→ **Work required**
Repeat the line that contains "Give me the matplotlib source for this chart.", the line that contains "t_bass4_v = [-80, -73.1, -73.2, -65.7, -58.9, -55.7, -53.2, -52]", and all lines between them, exactly and with no other lines.

→ **Dataset records**

START

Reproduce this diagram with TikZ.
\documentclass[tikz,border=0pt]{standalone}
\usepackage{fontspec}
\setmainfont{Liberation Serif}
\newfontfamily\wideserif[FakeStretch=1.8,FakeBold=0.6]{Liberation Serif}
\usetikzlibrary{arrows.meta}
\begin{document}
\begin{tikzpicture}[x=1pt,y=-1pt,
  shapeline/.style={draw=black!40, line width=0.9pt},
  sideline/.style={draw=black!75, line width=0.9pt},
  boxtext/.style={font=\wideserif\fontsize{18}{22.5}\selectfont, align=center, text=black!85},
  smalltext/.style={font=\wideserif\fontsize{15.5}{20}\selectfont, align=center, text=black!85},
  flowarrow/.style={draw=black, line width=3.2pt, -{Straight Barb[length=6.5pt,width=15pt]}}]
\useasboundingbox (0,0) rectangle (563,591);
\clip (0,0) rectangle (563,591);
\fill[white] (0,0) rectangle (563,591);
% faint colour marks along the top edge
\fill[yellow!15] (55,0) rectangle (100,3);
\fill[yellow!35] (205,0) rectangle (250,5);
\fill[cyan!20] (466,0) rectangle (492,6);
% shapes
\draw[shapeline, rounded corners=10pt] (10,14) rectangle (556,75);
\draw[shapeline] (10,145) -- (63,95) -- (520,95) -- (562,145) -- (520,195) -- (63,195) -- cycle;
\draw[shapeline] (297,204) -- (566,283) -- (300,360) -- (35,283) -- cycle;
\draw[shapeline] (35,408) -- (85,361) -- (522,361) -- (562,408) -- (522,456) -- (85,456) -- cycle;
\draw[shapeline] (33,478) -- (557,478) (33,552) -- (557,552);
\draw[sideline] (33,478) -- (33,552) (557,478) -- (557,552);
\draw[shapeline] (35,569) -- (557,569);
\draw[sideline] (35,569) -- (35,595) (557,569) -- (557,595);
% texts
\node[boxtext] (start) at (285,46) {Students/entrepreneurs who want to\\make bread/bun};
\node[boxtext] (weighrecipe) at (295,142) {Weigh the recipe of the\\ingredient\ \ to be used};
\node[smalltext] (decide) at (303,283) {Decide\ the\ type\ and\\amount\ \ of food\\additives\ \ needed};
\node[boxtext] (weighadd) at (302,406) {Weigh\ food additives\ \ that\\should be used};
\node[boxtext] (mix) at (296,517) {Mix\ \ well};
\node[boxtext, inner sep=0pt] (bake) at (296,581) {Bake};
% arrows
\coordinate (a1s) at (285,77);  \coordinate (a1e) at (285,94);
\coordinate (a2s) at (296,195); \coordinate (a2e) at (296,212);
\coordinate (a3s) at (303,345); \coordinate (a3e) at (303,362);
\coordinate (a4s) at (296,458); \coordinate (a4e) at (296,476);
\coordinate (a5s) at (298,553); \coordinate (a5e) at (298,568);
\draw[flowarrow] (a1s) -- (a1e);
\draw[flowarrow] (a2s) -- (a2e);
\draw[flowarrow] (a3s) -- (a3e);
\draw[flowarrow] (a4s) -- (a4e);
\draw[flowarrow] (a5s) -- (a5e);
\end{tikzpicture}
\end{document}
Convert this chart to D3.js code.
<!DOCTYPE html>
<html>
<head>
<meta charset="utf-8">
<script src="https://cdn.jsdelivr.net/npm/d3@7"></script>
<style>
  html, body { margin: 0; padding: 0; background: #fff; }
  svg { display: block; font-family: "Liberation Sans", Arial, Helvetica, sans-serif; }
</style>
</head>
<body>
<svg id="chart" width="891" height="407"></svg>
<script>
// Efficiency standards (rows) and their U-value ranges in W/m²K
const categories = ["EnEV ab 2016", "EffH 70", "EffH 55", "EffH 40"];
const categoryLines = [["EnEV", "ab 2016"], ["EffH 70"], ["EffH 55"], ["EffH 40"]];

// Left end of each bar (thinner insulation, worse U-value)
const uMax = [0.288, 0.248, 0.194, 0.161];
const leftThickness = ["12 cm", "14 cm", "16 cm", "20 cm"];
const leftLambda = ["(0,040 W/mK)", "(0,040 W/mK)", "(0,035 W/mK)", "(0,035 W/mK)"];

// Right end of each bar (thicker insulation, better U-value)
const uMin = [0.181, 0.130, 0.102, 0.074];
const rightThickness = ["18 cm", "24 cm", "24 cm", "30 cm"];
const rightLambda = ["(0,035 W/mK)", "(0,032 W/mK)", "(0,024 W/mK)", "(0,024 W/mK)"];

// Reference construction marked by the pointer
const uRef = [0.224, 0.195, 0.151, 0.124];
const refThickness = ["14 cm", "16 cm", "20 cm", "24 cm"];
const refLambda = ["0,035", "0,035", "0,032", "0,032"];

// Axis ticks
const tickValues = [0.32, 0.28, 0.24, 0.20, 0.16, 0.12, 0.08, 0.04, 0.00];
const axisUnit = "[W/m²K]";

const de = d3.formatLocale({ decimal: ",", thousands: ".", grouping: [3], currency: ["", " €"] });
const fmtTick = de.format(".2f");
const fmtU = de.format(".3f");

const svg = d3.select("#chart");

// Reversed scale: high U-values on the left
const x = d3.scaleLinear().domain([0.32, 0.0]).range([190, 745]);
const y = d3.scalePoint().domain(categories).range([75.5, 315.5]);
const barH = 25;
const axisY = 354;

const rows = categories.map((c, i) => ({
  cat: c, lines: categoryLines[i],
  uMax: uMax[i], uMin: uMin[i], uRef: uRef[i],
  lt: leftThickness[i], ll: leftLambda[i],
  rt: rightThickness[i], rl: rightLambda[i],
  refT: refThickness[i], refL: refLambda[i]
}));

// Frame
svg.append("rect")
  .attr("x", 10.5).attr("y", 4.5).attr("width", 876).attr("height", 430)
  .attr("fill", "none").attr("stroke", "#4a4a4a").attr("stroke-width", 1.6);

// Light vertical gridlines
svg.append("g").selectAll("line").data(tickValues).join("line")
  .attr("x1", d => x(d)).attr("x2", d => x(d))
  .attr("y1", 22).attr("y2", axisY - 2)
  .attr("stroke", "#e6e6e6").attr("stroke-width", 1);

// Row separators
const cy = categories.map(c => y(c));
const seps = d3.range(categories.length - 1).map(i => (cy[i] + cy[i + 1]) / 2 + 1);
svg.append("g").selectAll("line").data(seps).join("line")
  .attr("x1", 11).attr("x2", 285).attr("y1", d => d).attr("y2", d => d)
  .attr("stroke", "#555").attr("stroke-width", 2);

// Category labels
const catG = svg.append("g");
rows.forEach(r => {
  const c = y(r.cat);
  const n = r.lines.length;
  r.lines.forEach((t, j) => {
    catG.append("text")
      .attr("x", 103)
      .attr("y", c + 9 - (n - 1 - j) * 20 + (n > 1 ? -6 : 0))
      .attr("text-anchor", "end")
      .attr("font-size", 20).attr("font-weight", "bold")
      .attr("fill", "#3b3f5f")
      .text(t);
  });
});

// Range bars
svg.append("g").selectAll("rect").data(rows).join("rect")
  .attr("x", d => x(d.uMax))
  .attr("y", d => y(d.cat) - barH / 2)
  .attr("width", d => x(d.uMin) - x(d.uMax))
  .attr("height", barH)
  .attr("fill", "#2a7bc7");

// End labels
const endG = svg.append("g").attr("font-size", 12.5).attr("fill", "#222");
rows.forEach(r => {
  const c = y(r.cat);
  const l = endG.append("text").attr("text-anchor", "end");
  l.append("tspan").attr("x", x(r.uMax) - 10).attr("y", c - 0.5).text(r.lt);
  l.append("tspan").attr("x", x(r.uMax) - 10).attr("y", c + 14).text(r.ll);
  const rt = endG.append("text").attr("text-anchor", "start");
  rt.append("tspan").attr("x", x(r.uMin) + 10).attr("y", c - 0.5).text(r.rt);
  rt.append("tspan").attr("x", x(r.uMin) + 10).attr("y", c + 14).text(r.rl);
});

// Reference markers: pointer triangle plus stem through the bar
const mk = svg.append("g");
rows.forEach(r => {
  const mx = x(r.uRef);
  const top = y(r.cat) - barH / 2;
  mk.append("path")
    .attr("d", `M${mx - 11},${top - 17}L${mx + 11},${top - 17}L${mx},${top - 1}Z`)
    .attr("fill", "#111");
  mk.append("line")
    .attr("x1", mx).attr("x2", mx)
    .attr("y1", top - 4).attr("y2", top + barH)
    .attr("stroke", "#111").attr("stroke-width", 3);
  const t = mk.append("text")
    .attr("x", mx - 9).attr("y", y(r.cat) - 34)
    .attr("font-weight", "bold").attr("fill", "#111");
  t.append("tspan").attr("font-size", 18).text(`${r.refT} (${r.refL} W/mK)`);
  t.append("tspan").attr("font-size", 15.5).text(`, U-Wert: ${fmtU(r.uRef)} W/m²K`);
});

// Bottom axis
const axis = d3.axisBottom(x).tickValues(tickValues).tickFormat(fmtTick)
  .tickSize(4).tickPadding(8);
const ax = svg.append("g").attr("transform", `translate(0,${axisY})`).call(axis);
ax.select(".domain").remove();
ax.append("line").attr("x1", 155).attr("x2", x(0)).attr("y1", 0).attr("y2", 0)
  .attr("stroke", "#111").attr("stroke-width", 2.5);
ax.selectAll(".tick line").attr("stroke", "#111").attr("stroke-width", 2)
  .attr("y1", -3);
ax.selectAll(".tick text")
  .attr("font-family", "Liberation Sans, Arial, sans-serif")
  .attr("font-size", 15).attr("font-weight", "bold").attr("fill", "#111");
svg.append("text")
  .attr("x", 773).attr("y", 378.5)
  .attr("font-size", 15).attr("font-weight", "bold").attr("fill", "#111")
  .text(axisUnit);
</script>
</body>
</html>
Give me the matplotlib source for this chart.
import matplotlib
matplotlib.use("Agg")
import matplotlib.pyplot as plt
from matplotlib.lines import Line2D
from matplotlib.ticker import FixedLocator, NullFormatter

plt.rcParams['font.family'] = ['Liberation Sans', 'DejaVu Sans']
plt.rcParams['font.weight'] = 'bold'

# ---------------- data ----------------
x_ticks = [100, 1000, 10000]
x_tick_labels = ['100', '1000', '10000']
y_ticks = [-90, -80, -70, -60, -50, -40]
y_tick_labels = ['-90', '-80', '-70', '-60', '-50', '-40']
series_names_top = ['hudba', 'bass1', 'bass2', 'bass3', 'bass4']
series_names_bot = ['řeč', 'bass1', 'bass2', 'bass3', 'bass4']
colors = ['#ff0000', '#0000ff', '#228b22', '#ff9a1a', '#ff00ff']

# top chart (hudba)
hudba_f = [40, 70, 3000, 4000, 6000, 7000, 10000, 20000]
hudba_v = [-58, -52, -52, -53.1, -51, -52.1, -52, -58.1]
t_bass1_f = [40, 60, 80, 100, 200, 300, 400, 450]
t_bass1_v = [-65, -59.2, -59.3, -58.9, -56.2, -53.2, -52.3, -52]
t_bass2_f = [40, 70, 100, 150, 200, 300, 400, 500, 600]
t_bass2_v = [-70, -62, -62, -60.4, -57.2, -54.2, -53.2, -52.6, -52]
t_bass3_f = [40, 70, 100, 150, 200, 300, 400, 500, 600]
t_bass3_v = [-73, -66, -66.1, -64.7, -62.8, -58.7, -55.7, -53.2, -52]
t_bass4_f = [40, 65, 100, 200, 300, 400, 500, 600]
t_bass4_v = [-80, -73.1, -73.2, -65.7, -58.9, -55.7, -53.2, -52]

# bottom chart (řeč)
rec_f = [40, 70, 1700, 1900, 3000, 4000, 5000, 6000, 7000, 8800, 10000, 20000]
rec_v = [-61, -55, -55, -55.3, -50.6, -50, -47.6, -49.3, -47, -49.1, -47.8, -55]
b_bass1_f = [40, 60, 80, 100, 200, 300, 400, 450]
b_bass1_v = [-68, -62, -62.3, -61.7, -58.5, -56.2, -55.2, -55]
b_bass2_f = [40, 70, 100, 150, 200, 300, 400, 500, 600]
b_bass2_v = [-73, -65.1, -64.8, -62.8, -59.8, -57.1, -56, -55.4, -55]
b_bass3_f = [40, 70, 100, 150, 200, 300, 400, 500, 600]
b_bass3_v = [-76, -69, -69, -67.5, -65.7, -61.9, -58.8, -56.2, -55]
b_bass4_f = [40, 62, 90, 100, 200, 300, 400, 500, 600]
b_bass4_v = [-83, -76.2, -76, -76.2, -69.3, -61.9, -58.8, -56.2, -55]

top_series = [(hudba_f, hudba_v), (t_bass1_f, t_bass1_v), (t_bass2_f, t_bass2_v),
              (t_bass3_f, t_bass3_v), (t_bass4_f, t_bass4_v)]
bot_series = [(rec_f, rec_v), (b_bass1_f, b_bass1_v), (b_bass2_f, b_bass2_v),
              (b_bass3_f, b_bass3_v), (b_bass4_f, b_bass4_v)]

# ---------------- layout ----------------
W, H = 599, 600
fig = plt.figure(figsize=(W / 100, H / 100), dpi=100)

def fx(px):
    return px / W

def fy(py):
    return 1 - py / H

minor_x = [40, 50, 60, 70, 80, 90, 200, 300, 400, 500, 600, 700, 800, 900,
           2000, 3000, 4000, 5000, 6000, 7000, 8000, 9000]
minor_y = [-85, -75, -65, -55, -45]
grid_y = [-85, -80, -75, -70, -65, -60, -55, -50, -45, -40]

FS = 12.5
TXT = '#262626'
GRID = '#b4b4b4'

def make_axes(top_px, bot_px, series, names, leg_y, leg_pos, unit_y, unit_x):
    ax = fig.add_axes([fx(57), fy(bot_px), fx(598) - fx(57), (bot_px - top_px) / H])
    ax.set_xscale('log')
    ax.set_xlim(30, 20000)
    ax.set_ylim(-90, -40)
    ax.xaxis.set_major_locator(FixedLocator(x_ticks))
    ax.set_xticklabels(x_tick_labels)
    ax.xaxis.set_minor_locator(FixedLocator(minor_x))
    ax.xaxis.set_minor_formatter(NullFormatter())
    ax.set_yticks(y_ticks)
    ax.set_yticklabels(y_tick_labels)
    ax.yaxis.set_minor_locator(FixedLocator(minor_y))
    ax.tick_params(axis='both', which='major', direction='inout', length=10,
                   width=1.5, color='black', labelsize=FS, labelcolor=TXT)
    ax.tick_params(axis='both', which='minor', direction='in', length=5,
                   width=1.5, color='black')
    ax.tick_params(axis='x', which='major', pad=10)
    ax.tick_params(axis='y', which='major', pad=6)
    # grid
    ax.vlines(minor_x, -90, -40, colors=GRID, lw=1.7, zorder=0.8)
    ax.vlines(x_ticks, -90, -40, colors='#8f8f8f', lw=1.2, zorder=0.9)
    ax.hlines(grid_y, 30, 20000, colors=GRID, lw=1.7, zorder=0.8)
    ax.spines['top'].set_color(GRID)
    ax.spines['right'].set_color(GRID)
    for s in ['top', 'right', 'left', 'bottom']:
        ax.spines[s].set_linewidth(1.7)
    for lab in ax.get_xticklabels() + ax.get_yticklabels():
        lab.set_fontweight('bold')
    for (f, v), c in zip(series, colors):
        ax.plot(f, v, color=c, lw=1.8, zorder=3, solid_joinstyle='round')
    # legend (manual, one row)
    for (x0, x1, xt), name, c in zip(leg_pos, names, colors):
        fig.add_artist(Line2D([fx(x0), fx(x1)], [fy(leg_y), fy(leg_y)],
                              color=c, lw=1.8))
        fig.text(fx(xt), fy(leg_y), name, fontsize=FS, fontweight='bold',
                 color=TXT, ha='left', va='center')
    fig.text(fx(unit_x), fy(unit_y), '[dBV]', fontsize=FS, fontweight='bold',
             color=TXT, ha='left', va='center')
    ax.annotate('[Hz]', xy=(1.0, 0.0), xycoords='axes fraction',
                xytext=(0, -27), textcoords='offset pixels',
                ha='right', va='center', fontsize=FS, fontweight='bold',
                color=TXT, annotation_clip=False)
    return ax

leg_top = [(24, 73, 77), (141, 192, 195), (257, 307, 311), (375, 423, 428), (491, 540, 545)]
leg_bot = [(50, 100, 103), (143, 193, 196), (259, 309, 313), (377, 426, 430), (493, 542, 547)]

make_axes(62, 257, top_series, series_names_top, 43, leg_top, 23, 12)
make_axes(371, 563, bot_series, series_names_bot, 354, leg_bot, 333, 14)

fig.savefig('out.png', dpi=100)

END

→ **Reply**
Give me the matplotlib source for this chart.
import matplotlib
matplotlib.use("Agg")
import matplotlib.pyplot as plt
from matplotlib.lines import Line2D
from matplotlib.ticker import FixedLocator, NullFormatter

plt.rcParams['font.family'] = ['Liberation Sans', 'DejaVu Sans']
plt.rcParams['font.weight'] = 'bold'

# ---------------- data ----------------
x_ticks = [100, 1000, 10000]
x_tick_labels = ['100', '1000', '10000']
y_ticks = [-90, -80, -70, -60, -50, -40]
y_tick_labels = ['-90', '-80', '-70', '-60', '-50', '-40']
series_names_top = ['hudba', 'bass1', 'bass2', 'bass3', 'bass4']
series_names_bot = ['řeč', 'bass1', 'bass2', 'bass3', 'bass4']
colors = ['#ff0000', '#0000ff', '#228b22', '#ff9a1a', '#ff00ff']

# top chart (hudba)
hudba_f = [40, 70, 3000, 4000, 6000, 7000, 10000, 20000]
hudba_v = [-58, -52, -52, -53.1, -51, -52.1, -52, -58.1]
t_bass1_f = [40, 60, 80, 100, 200, 300, 400, 450]
t_bass1_v = [-65, -59.2, -59.3, -58.9, -56.2, -53.2, -52.3, -52]
t_bass2_f = [40, 70, 100, 150, 200, 300, 400, 500, 600]
t_bass2_v = [-70, -62, -62, -60.4, -57.2, -54.2, -53.2, -52.6, -52]
t_bass3_f = [40, 70, 100, 150, 200, 300, 400, 500, 600]
t_bass3_v = [-73, -66, -66.1, -64.7, -62.8, -58.7, -55.7, -53.2, -52]
t_bass4_f = [40, 65, 100, 200, 300, 400, 500, 600]
t_bass4_v = [-80, -73.1, -73.2, -65.7, -58.9, -55.7, -53.2, -52]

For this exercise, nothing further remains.